When to Use Several Suppliers for the Same Product

Dimitrios Matsoulis


The virtues of single, stable and trusted suppliers are well known in industry. It is theoretically the ideal scenario for every manufacturer, but is it always possible or does it always make technical and business sense? Of course not. The cases where two or more suppliers are used for the same product or families of similar products go beyond the exception scenario and many times represent the actively pursued norm. I should point out from the start that larger product volumes tend to increase the likelihood of having two or more suppliers for a single product or family of products. Below are some factors that will likely spark a strategy in support of having multiple suppliers.

Capacity Limitations

Large order quantities might be impossible for a single supplier to handle. No quality issues, no technical issues, just simple numbers. In this case, the power of at least two suppliers must be combined in order to guarantee enough incoming components or sub-assemblies. In many instances manufacturers grow at a much quicker pace than their suppliers, in which case on-boarding additional suppliers for the same product is a natural development. Massive worldwide new product launches are typical cases where multiple suppliers are brought in to satisfy high demand.

Special Projects

Some products commonly demand specialized components that might not be available from established suppliers. To satisfy special technical needs, additional (and usually smaller) suppliers are brought into the supply chain. A common example is car models with non-standard 4x4 drive-trains or premium performance. The special components are usually sourced by specialized design agencies that will also take care of manufacturing and supply logistics.

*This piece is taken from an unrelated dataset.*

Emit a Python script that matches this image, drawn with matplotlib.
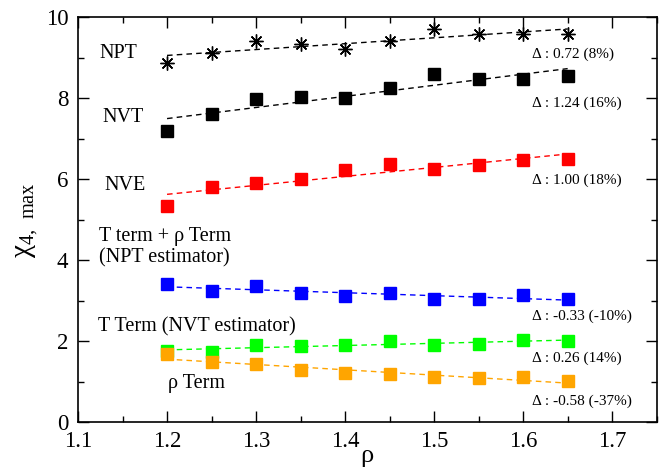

Competition Between Suppliers

Using two or more suppliers for exactly the same component is a very common strategy for keeping the pressure at sky high levels for both quality and pricing. It can work wonders if used with a transparent purchasing strategy. However, this strategy always contains some risk of supplier alienation, especially when pricing is decoupled from quality and delivery reliability.

Switching Suppliers

As analyzed in a previous post, there are cases when changing suppliers becomes a necessity. In this kind of situation, jumping ship without hard data can be as equally risky as staying in the current and problematic supplier relationship. Choosing to use many suppliers on a trial or permanent basis is then a very beneficial strategy that keeps options open and has the potential to iron out persistent supplier issues.

Geographic Coverage & Trade Legislation

This is quite a common scenario for large volume multinationals. When transport costs and time spent in transport between continents are prohibitive, or when trade taxes inflate costs, it is pragmatic to split production and suppliers by continent, trade block or country. We do live in times where the production of new products is set up very fast and transport logistics are better than ever. In many cases however, sourcing locally and using several suppliers, this time by geography, is an unbeatable strategy.

The issue of supplier choice and numbers is always a very sensitive one. Whether decided on out of necessity or by active choice, retaining two or more suppliers for identical or similar products is generally considered as an act of "keeping more options open". Handled in exactly that way, it is a method that can lead to lower inventory, high quality standards and competitive pricing.